Transformer Block Architecture

Understanding Q, K, V alone is not enough, because real models don't stop after one attention operation. A Transformer Block chains together LayerNorm, Self-Attention, Residual Add, and FFN, allowing each token to absorb context while preserving its original information.

See the entire pipeline Track individual token changes Understand residual and FFN

Treat a Block as a Traceable Pipeline

Click any stage below, then switch the token to track. The page shows the full sentence matrix at that stage and how the current token changes before and after this step. This uses a teaching version of Pre-Norm structure to help build stable intuition.

Previous Stage

Used to compare current changes.

Current Stage

What this step does to the full sentence representation.

Keep this mental model: Attention handles "cross-token context aggregation", FFN handles "intra-token feature refinement", Residual connections preserve the original signal and stabilize training, and LayerNorm normalizes numerical scales for easier processing by subsequent layers.

What Role Does Each Component Play?

LayerNorm

Doesn't add new knowledge, but reorganizes the internal numerical range of each token.

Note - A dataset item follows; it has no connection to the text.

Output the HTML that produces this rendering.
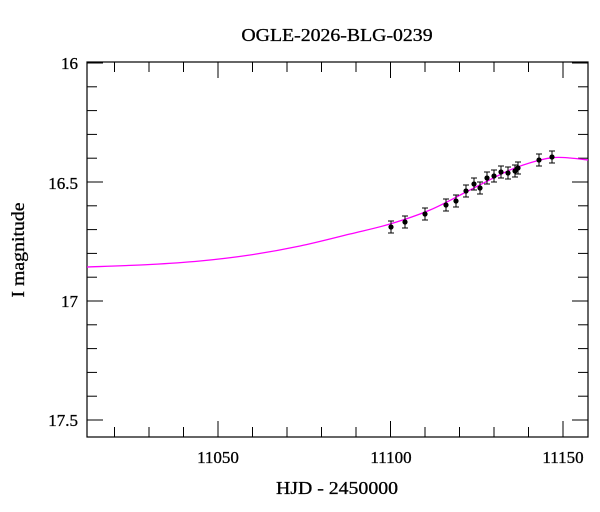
<!DOCTYPE html>
<html><head><style>body{margin:0;background:#fff}svg{display:block}text{font-family:"Liberation Serif",serif;fill:#000}</style></head>
<body>
<svg id="s" width="600" height="512" xmlns="http://www.w3.org/2000/svg">
<text x="337" y="41" font-size="18" text-anchor="middle" transform="translate(337,0) scale(1.1,1) translate(-337,0)" stroke="#000" stroke-width="0.3">OGLE-2026-BLG-0239</text>
<text x="337" y="494" font-size="18" text-anchor="middle" transform="translate(337,0) scale(1.1,1) translate(-337,0)" stroke="#000" stroke-width="0.3">HJD - 2450000</text>
<text transform="translate(24,250) rotate(-90) scale(1.1,1)" font-size="18" text-anchor="middle" stroke="#000" stroke-width="0.3">I magnitude</text>
<g font-size="17" text-anchor="end" stroke="#000" stroke-width="0.3">
<text x="78" y="69">16</text><text x="78" y="189">16.5</text><text x="78" y="307">17</text><text x="78" y="426">17.5</text>
</g>
<g font-size="17" text-anchor="middle" stroke="#000" stroke-width="0.3">
<text x="218" y="463">11050</text><text x="391" y="463">11100</text><text x="563" y="463">11150</text>
</g>
<rect x="87" y="62" width="501" height="375" fill="none" stroke="#000" stroke-width="1.2"/>
<g id="ticks" stroke="#000" stroke-width="1"></g>
<path id="curve" fill="none" stroke="#f0f" stroke-width="1.3"/>
<g id="pts"></g>
</svg>
<script>
var t=document.getElementById('ticks'),h='';
for(var d=11020;d<=11150;d+=10){var x=218+(d-11050)*3.45,L=(d%50==0)?16:10;h+='<line x1="'+x+'" y1="437" x2="'+x+'" y2="'+(437-L)+'"/><line x1="'+x+'" y1="62" x2="'+x+'" y2="'+(62+L)+'"/>';}
for(var i=0;i<=15;i++){var m=16+i*0.1,y=63+(m-16)*238,L=(i%5==0)?16:10;h+='<line x1="87" y1="'+y+'" x2="'+(87+L)+'" y2="'+y+'"/><line x1="588" y1="'+y+'" x2="'+(588-L)+'" y2="'+y+'"/>';}
t.innerHTML=h;
var P=[[87,267],[150,264.5],[200,261],[250,255],[300,246],[350,234],[390,224],[430,210],[470,190],[510,170],[540,160],[555,157.5],[570,158],[588,160]];
var d='M'+P[0];
for(var i=0;i<P.length-1;i++){var p0=P[Math.max(i-1,0)],p1=P[i],p2=P[i+1],p3=P[Math.min(i+2,P.length-1)];
d+=' C'+(p1[0]+(p2[0]-p0[0])/6)+','+(p1[1]+(p2[1]-p0[1])/6)+' '+(p2[0]-(p3[0]-p1[0])/6)+','+(p2[1]-(p3[1]-p1[1])/6)+' '+p2[0]+','+p2[1];}
document.getElementById('curve').setAttribute('d',d);
var D=[[391,227],[405,222],[425,214],[446,205],[456,201],[466,191],[474,184],[480,188],[487,178],[494,176],[501,172],[508,173],[515,171],[518,168],[539,160],[552,157]],g='';
D.forEach(function(p){var x=p[0],y=p[1];g+='<line x1="'+x+'" y1="'+(y-6)+'" x2="'+x+'" y2="'+(y+6)+'" stroke="#000"/><line x1="'+(x-3)+'" y1="'+(y-6)+'" x2="'+(x+3)+'" y2="'+(y-6)+'" stroke="#000"/><line x1="'+(x-3)+'" y1="'+(y+6)+'" x2="'+(x+3)+'" y2="'+(y+6)+'" stroke="#000"/><circle cx="'+x+'" cy="'+y+'" r="2.6" fill="#000"/>';});
document.getElementById('pts').innerHTML=g;
</script>
</body></html>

This makes subsequent attention and FFN operations easier to compute on a stable scale.

Self-Attention

Allows the current token to look at other tokens in the sentence, pulling back context information most relevant to itself to form a contextualized representation.

Residual Add

Not redundant repetition, but preserves both the "original signal" and "newly learned changes" on the same pathway, preventing deep networks from becoming harder to train as they grow.

FFN

Although it doesn't communicate across tokens, it performs deeper non-linear transformations within each token, complementing Attention's limitation of only "looking at others".

What Happens If We Remove One Component?

No Residual

Each layer can only rely on newly computed results, original information gets easily overwritten, and deeper networks become harder to train stably.

No LayerNorm

Numerical scales drift more easily, making training more sensitive, especially with deep stacking.

Attention Only, No FFN

The model excels at "moving information between tokens" but struggles to extract more complex features within each token.

FFN Only, No Attention

Each token can only process within itself, unable to see other positions in the sentence, making long-distance relationships hard to understand.

In a nutshell: A Transformer Block is not just "attention wrapped in a shell" - it combines cross-token aggregation, per-token transformation, numerical stability, and signal preservation.